◆ Exercise task: Quote the listing in full, exactly as given, minus any pictures.

◆ Given data:

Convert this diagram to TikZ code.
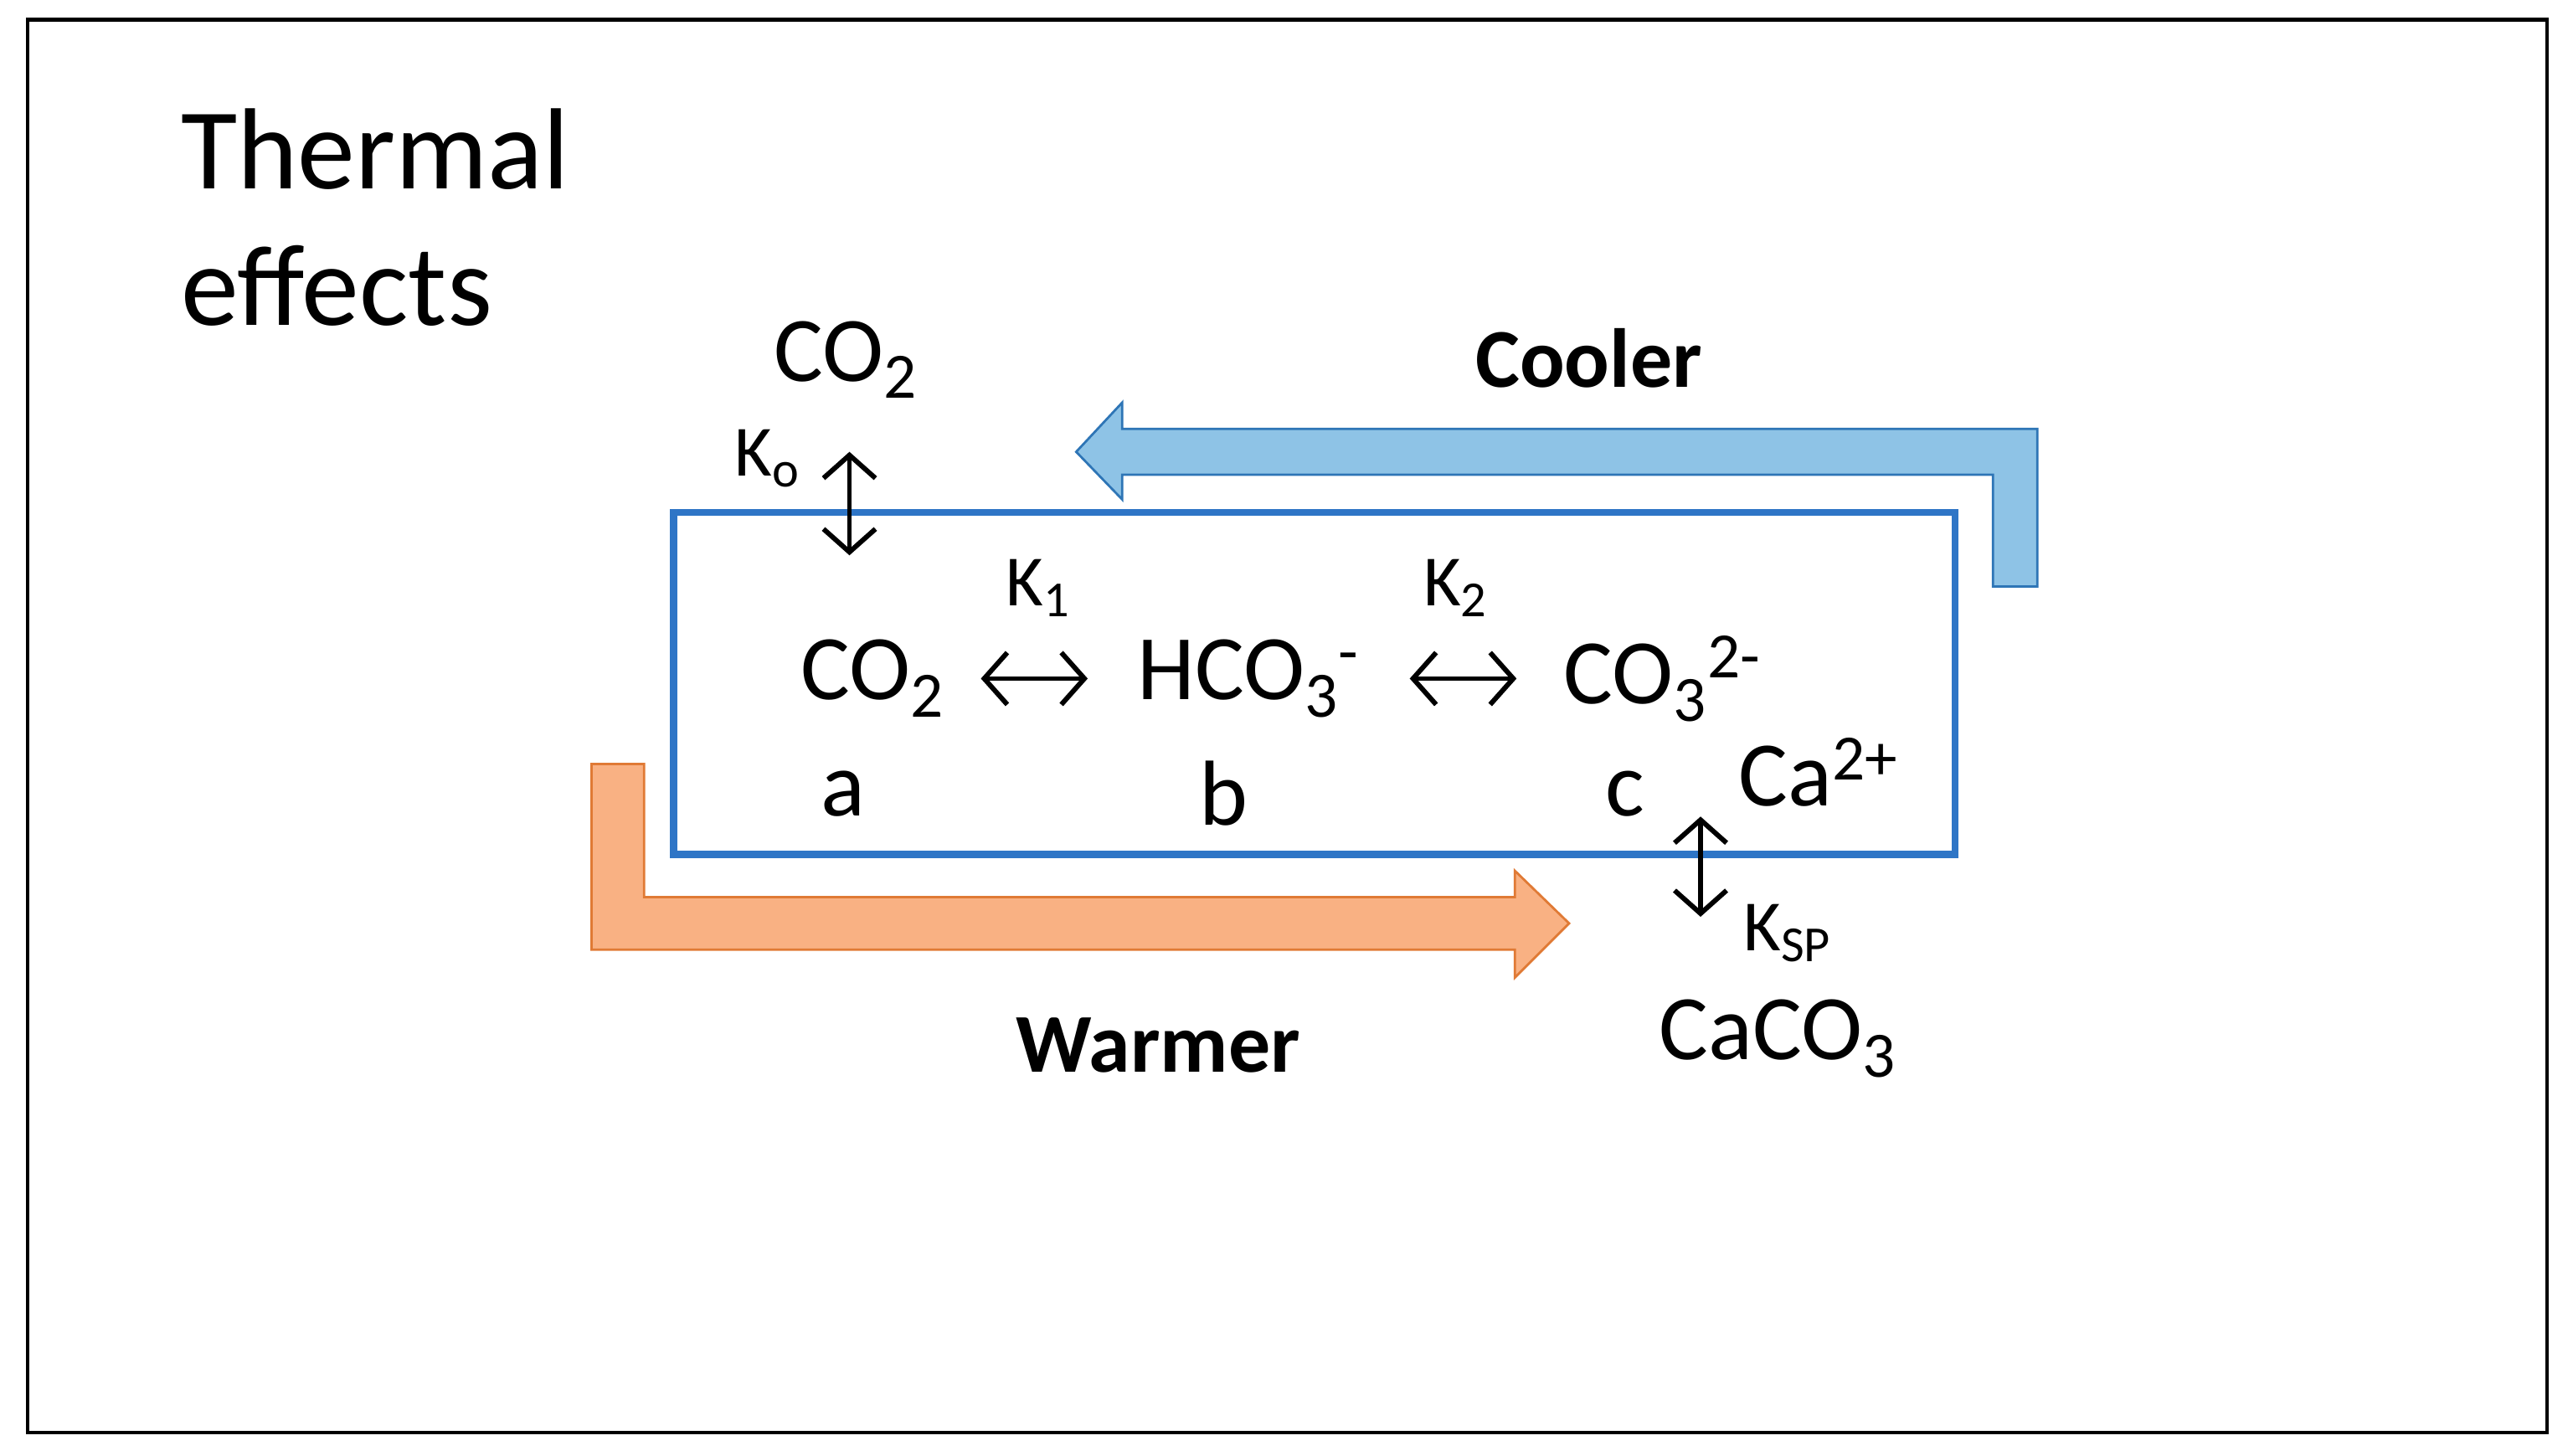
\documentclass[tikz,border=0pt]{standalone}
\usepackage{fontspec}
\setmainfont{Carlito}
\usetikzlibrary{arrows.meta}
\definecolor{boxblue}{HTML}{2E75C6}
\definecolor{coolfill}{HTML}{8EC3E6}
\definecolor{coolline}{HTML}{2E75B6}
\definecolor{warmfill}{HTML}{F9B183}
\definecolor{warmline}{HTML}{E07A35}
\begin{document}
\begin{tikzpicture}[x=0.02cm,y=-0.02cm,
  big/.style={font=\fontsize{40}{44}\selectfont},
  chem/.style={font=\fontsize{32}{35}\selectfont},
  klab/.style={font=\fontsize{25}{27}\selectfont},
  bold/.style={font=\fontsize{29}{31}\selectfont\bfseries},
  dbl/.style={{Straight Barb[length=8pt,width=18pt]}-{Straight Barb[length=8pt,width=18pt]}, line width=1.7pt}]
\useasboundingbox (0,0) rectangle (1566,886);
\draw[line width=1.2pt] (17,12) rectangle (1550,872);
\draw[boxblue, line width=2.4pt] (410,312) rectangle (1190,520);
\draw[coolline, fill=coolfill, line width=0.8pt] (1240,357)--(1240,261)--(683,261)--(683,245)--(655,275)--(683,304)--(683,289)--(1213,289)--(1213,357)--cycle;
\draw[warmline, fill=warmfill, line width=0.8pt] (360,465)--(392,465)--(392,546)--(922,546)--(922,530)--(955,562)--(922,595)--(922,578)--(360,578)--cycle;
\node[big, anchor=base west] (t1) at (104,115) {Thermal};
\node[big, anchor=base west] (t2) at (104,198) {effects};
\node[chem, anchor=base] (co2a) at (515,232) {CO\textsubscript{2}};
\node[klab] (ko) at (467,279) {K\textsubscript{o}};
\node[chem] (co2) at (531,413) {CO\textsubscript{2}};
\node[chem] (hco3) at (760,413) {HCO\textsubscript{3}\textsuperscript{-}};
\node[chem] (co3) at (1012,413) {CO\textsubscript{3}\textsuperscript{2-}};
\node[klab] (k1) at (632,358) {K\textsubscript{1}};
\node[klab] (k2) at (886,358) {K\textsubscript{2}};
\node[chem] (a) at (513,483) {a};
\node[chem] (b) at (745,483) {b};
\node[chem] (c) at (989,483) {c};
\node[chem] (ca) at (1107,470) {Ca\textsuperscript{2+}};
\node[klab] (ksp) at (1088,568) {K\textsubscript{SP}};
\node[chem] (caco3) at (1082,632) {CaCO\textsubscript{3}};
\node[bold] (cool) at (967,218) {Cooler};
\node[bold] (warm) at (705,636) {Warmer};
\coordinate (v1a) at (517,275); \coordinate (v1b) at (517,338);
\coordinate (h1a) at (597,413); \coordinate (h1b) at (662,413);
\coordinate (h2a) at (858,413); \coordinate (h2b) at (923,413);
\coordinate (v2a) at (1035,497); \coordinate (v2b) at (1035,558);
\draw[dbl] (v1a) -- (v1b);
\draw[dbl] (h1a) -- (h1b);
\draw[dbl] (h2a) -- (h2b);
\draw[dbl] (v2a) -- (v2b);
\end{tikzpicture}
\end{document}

◆ Response to this exercise:
Convert this diagram to TikZ code.
\documentclass[tikz,border=0pt]{standalone}
\usepackage{fontspec}
\setmainfont{Carlito}
\usetikzlibrary{arrows.meta}
\definecolor{boxblue}{HTML}{2E75C6}
\definecolor{coolfill}{HTML}{8EC3E6}
\definecolor{coolline}{HTML}{2E75B6}
\definecolor{warmfill}{HTML}{F9B183}
\definecolor{warmline}{HTML}{E07A35}
\begin{document}
\begin{tikzpicture}[x=0.02cm,y=-0.02cm,
  big/.style={font=\fontsize{40}{44}\selectfont},
  chem/.style={font=\fontsize{32}{35}\selectfont},
  klab/.style={font=\fontsize{25}{27}\selectfont},
  bold/.style={font=\fontsize{29}{31}\selectfont\bfseries},
  dbl/.style={{Straight Barb[length=8pt,width=18pt]}-{Straight Barb[length=8pt,width=18pt]}, line width=1.7pt}]
\useasboundingbox (0,0) rectangle (1566,886);
\draw[line width=1.2pt] (17,12) rectangle (1550,872);
\draw[boxblue, line width=2.4pt] (410,312) rectangle (1190,520);
\draw[coolline, fill=coolfill, line width=0.8pt] (1240,357)--(1240,261)--(683,261)--(683,245)--(655,275)--(683,304)--(683,289)--(1213,289)--(1213,357)--cycle;
\draw[warmline, fill=warmfill, line width=0.8pt] (360,465)--(392,465)--(392,546)--(922,546)--(922,530)--(955,562)--(922,595)--(922,578)--(360,578)--cycle;
\node[big, anchor=base west] (t1) at (104,115) {Thermal};
\node[big, anchor=base west] (t2) at (104,198) {effects};
\node[chem, anchor=base] (co2a) at (515,232) {CO\textsubscript{2}};
\node[klab] (ko) at (467,279) {K\textsubscript{o}};
\node[chem] (co2) at (531,413) {CO\textsubscript{2}};
\node[chem] (hco3) at (760,413) {HCO\textsubscript{3}\textsuperscript{-}};
\node[chem] (co3) at (1012,413) {CO\textsubscript{3}\textsuperscript{2-}};
\node[klab] (k1) at (632,358) {K\textsubscript{1}};
\node[klab] (k2) at (886,358) {K\textsubscript{2}};
\node[chem] (a) at (513,483) {a};
\node[chem] (b) at (745,483) {b};
\node[chem] (c) at (989,483) {c};
\node[chem] (ca) at (1107,470) {Ca\textsuperscript{2+}};
\node[klab] (ksp) at (1088,568) {K\textsubscript{SP}};
\node[chem] (caco3) at (1082,632) {CaCO\textsubscript{3}};
\node[bold] (cool) at (967,218) {Cooler};
\node[bold] (warm) at (705,636) {Warmer};
\coordinate (v1a) at (517,275); \coordinate (v1b) at (517,338);
\coordinate (h1a) at (597,413); \coordinate (h1b) at (662,413);
\coordinate (h2a) at (858,413); \coordinate (h2b) at (923,413);
\coordinate (v2a) at (1035,497); \coordinate (v2b) at (1035,558);
\draw[dbl] (v1a) -- (v1b);
\draw[dbl] (h1a) -- (h1b);
\draw[dbl] (h2a) -- (h2b);
\draw[dbl] (v2a) -- (v2b);
\end{tikzpicture}
\end{document}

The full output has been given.